We now have a mean-field theory of lysozyme in which its properties in monovalent salt (second virial coefficient [6], concentration dependence of the osmotic pressure [6], crystallization [13] and diffusivity [14]) and in divalent salt (this work) are well explained by Poisson–Boltzmann electrostatics together with a well-defined adhesive well (\(U_\mathrm{A}\), \(\delta a\) with \(U_\mathrm{A}\) and \(\delta\) fixed parameters) which is independent of electrostatics (ionic strength). Moreover, Prinsen and I have argued on general grounds that traditional dispersion forces cannot even begin to describe the second virial as a function of the ionic strength [6]. Very extensive computational work [15] on lysozyme in MgBr\(_2\) solutions is in stark disagreement with the experimental data [4, 5]: the predicted second virial coefficient decreases rapidly with the concentration of magnesium bromide. Accordingly, without a posited adhesive well, it is difficult to see how the minimum in the data for \(B_2\) can be explained at all.

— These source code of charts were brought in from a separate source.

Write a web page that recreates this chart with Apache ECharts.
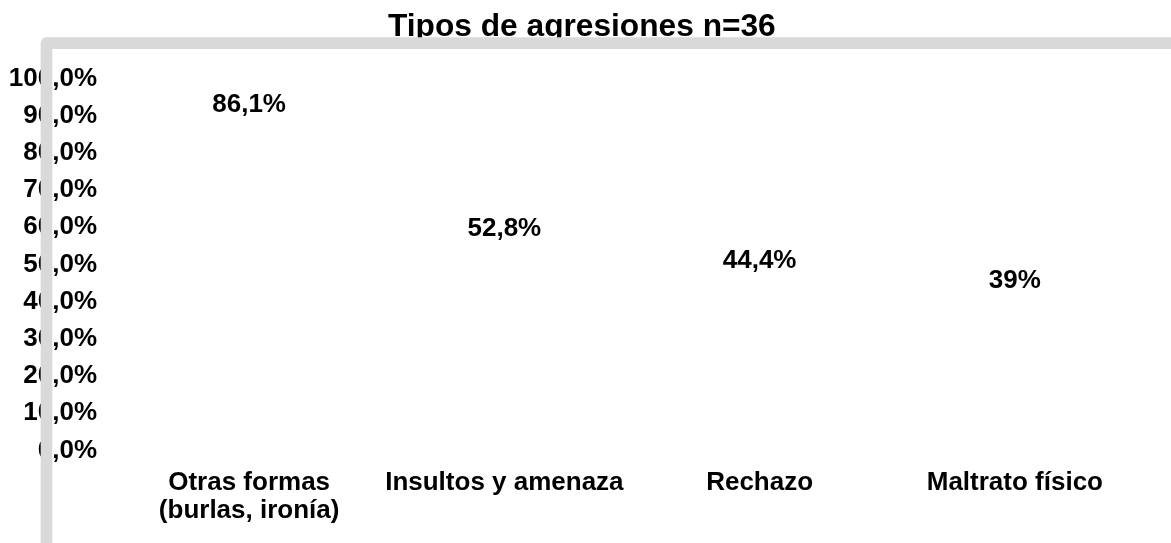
<!DOCTYPE html>
<html>
<head>
<meta charset="utf-8">
<script src="https://cdn.jsdelivr.net/npm/echarts@6/dist/echarts.min.js"></script>
<style>
html,body{margin:0;padding:0;background:#fff;}
#chart{width:1171px;height:543px;}
</style>
</head>
<body>
<div id="chart"></div>
<script>
var titleText = 'Tipos de agresiones n=36';
var categories = ['Otras formas\n(burlas, ironía)', 'Insultos y amenaza', 'Rechazo', 'Maltrato físico'];
var values = [86.1, 52.8, 44.4, 39];
var yMin = 0, yMax = 100, yStep = 10;

var FONT = "'Liberation Sans', Arial, sans-serif";
function fmtPct(v, dec) {
  return v.toFixed(dec).replace('.', ',') + '%';
}

var chart = echarts.init(document.getElementById('chart'), null, {renderer: 'canvas'});
chart.setOption({
  backgroundColor: '#ffffff',
  animation: false,
  title: {
    text: titleText,
    left: 388,
    top: 11.5,
    padding: 0,
    textStyle: {fontFamily: FONT, fontWeight: 'bold', fontSize: 31.7, color: '#000', lineHeight: 32}
  },
  grid: {left: 121.5, right: 28.5, top: 78.5, bottom: 92.5, containLabel: false},
  xAxis: {
    type: 'category',
    data: categories,
    axisLine: {show: false},
    axisTick: {show: false},
    splitLine: {show: false},
    axisLabel: {
      interval: 0,
      margin: 18,
      fontFamily: FONT, fontWeight: 'bold', fontSize: 26, color: '#000', lineHeight: 28
    }
  },
  yAxis: {
    type: 'value',
    min: yMin, max: yMax, interval: yStep,
    axisLine: {show: false},
    axisTick: {show: false},
    splitLine: {show: false},
    axisLabel: {
      margin: 24.5,
      fontFamily: FONT, fontWeight: 'bold', fontSize: 26, color: '#000',
      formatter: function (v) { return fmtPct(v, 1); }
    }
  },
  series: [{
    type: 'bar',
    data: values,
    barWidth: '50%',
    itemStyle: {color: 'rgba(0,0,0,0)'},
    label: {
      show: true,
      position: 'top',
      distance: 12,
      fontFamily: FONT, fontWeight: 'bold', fontSize: 26, color: '#000',
      formatter: function (p) {
        var v = p.value;
        return Number.isInteger(v) ? v + '%' : fmtPct(v, 1);
      }
    }
  }],
  graphic: [{
    type: 'polyline',
    z: 100,
    silent: true,
    shape: {points: [[46.5, 560], [46.5, 43.2], [1190, 43.2]]},
    style: {stroke: '#d9d9d9', lineWidth: 11.7, fill: null, lineJoin: 'round'}
  }]
});
</script>
</body>
</html>
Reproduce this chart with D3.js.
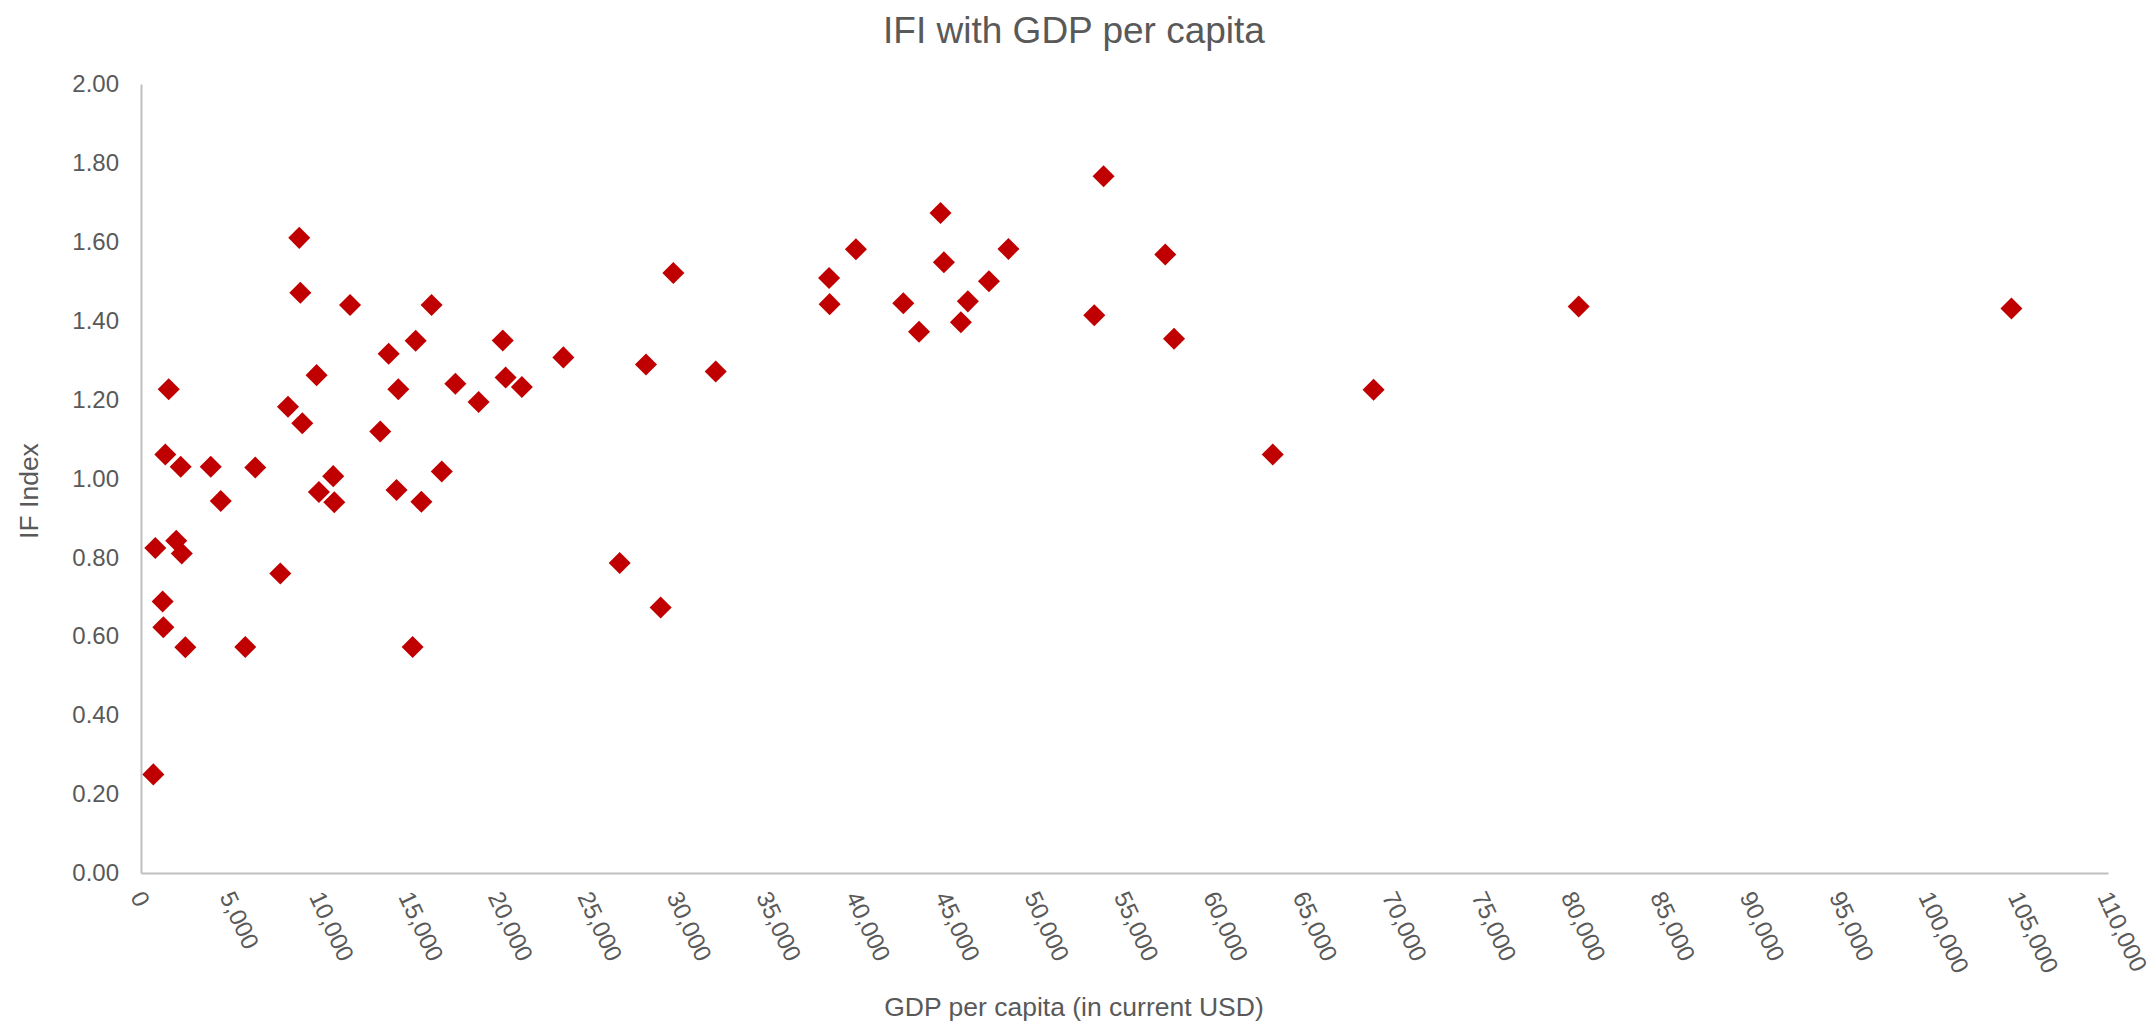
<!DOCTYPE html>
<html>
<head>
<meta charset="utf-8">
<script src="https://cdn.jsdelivr.net/npm/d3@7"></script>
<style>
  html, body { margin: 0; padding: 0; background: #ffffff; }
  svg { display: block; font-family: "Liberation Sans", Arial, sans-serif; }
</style>
</head>
<body>
<svg id="chart" width="2152" height="1021"></svg>
<script>
// ---- Data ----
const chartTitle = "IFI with GDP per capita";
const xAxisTitle = "GDP per capita (in current USD)";
const yAxisTitle = "IF Index";

const gdpPerCapita = [
  8850, 8910, 11690, 16250, 15360, 13850, 20230, 23620, 9820, 1550,
  14390, 17580, 20390, 21300, 18880, 8220, 9020, 13380, 1360, 2220,
  3900, 6390, 10750, 9950, 10810, 4460, 16820, 14290, 15680, 800,
  1970, 2280, 7790, 1210, 1250, 2480, 5830, 15190, 690,
  44710, 39980, 48510, 44900, 38480, 47420, 38510, 42630, 46240, 45850,
  43510, 29770, 28240, 32140, 26770, 29060,
  53830, 57280, 53310, 57770, 68930, 80400, 104600, 63290
];
const ifIndex = [
  1.610, 1.471, 1.440, 1.440, 1.349, 1.316, 1.350, 1.307, 1.262, 1.226,
  1.226, 1.240, 1.256, 1.232, 1.194, 1.182, 1.140, 1.119, 1.061, 1.030,
  1.030, 1.028, 1.006, 0.966, 0.940, 0.943, 1.018, 0.971, 0.941, 0.824,
  0.842, 0.810, 0.759, 0.688, 0.623, 0.572, 0.573, 0.573, 0.250,
  1.673, 1.581, 1.582, 1.548, 1.508, 1.500, 1.442, 1.444, 1.449, 1.396,
  1.372, 1.521, 1.289, 1.271, 0.786, 0.673,
  1.766, 1.568, 1.414, 1.354, 1.225, 1.436, 1.431, 1.061
];
const xTicks = d3.range(0, 110001, 5000);
const yTicks = [0, 0.2, 0.4, 0.6, 0.8, 1.0, 1.2, 1.4, 1.6, 1.8, 2.0];

const points = gdpPerCapita.map((g, i) => ({ x: g, y: ifIndex[i] }));

// ---- Layout ----
const svg = d3.select("#chart");
const plotLeft = 141, plotRight = 2108, plotTop = 84, plotBottom = 873;
const textColor = "#595959";
const axisColor = "#BFBFBF";
const markerColor = "#C00000";

const x = d3.scaleLinear().domain([0, 110000]).range([plotLeft, plotRight]);
const y = d3.scaleLinear().domain([0, 2]).range([plotBottom, plotTop]);

// Title
svg.append("text")
  .attr("x", 1074).attr("y", 43)
  .attr("text-anchor", "middle")
  .attr("font-size", 37)
  .attr("fill", textColor)
  .text(chartTitle);

// Y axis
const yAxis = d3.axisLeft(y).tickValues(yTicks).tickFormat(d3.format(".2f")).tickSize(0).tickPadding(22);
const gy = svg.append("g").attr("transform", `translate(${plotLeft},0)`).call(yAxis);
gy.select(".domain").attr("stroke", axisColor).attr("stroke-width", 2);
gy.selectAll("text").attr("font-size", 24).attr("fill", textColor)
  .attr("font-family", "Liberation Sans, Arial, sans-serif");

// X axis
const xAxis = d3.axisBottom(x).tickValues(xTicks).tickFormat(d3.format(",")).tickSize(0);
const gx = svg.append("g").attr("transform", `translate(0,${plotBottom})`).call(xAxis);
gx.select(".domain").attr("stroke", axisColor).attr("stroke-width", 2);
gx.selectAll(".tick text")
  .attr("font-size", 24).attr("fill", textColor)
  .attr("font-family", "Liberation Sans, Arial, sans-serif")
  .attr("text-anchor", "start")
  .attr("x", 0).attr("y", 0).attr("dy", "0.35em")
  .attr("transform", "translate(-4,20) rotate(65)");

// Axis titles
svg.append("text")
  .attr("x", 1074).attr("y", 1016)
  .attr("text-anchor", "middle")
  .attr("font-size", 26.5)
  .attr("fill", textColor)
  .text(xAxisTitle);

svg.append("text")
  .attr("transform", "translate(38,491) rotate(-90)")
  .attr("text-anchor", "middle")
  .attr("font-size", 26.5)
  .attr("fill", textColor)
  .text(yAxisTitle);

// Points (diamonds)
const diamond = d3.symbol().type(d3.symbolSquare).size(243);
svg.append("g").selectAll("path")
  .data(points)
  .join("path")
  .attr("d", diamond)
  .attr("transform", d => `translate(${x(d.x)},${y(d.y)}) rotate(45)`)
  .attr("fill", markerColor);
</script>
</body>
</html>
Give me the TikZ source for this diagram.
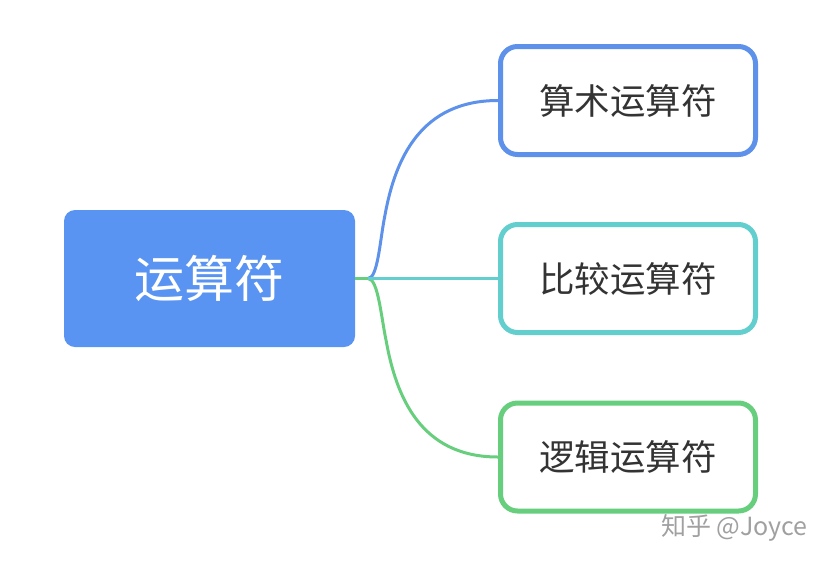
\documentclass[tikz,border=0pt]{standalone}
\usepackage{fontspec}
\newfontfamily\cjk{Noto Sans CJK SC}
\definecolor{rootblue}{RGB}{90,148,242}
\definecolor{cblue}{RGB}{94,145,234}
\definecolor{cteal}{RGB}{98,206,206}
\definecolor{cgreen}{RGB}{102,206,125}
\definecolor{ctext}{RGB}{51,51,51}
\definecolor{wmark}{RGB}{160,160,160}
\begin{document}
\begin{tikzpicture}[x=1pt,y=-1pt,
  rootbox/.style={fill=rootblue,rounded corners=11pt,minimum width=291pt,minimum height=137pt,inner sep=0pt,text=white,font=\cjk\fontsize{50}{56}\selectfont},
  childbox/.style={draw=#1,fill=white,line width=5pt,rounded corners=17pt,minimum width=255pt,minimum height=108pt,inner sep=0pt,text=ctext,font=\cjk\fontsize{35.5}{40}\selectfont},
  link/.style={draw=#1,line width=3pt}]
\useasboundingbox (0,0) rectangle (832,566);
\node[rootbox] (root) at (209.5,278.5) {运算符};
\node[childbox=cblue] (c1) at (628,100.5) {算术运算符};
\node[childbox=cteal] (c2) at (628,278.5) {比较运算符};
\node[childbox=cgreen] (c3) at (628,457) {逻辑运算符};
\coordinate (j) at (368,278.5);
\coordinate (b1) at (385,215);
\coordinate (g1) at (386,340);
\draw[link=cgreen] (j) .. controls (378,278.5) and (381,316) .. (g1) .. controls (396,396) and (420,457) .. (c3.west);
\draw[link=cblue] (j) .. controls (378,278.5) and (380,239) .. (b1) .. controls (395,160) and (420,100.5) .. (c1.west);
\draw[link=cteal] (j) -- (c2.west);
\draw[link=cgreen] (root.east) -- (j);
\node[text=wmark,font=\cjk\fontsize{25}{28}\selectfont,anchor=west,inner sep=0pt] (wm) at (661,528) {知乎 @Joyce};
\end{tikzpicture}
\end{document}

Note that the computational physics of biopolymers is still in a state of considerable flux [16].

5 Concluding remarks

It is expected that no magnesium ions are bound to the lysozyme at low concentrations and this is well borne out by the first three entries in Table 2. Beyond the minimum in \(B_2\), the second virial coefficient measured by Tessier et al. imposes a value of 13 bound magnesium ions at 1 M MgBr\(_2\) compared with a tentative extrapolation of 10 bound magnesium ions by densitometry [3]. Accordingly, it would be of interest to perform new measurements at the appropriate pH in a full range of ionic strengths to see how well the current theory applies.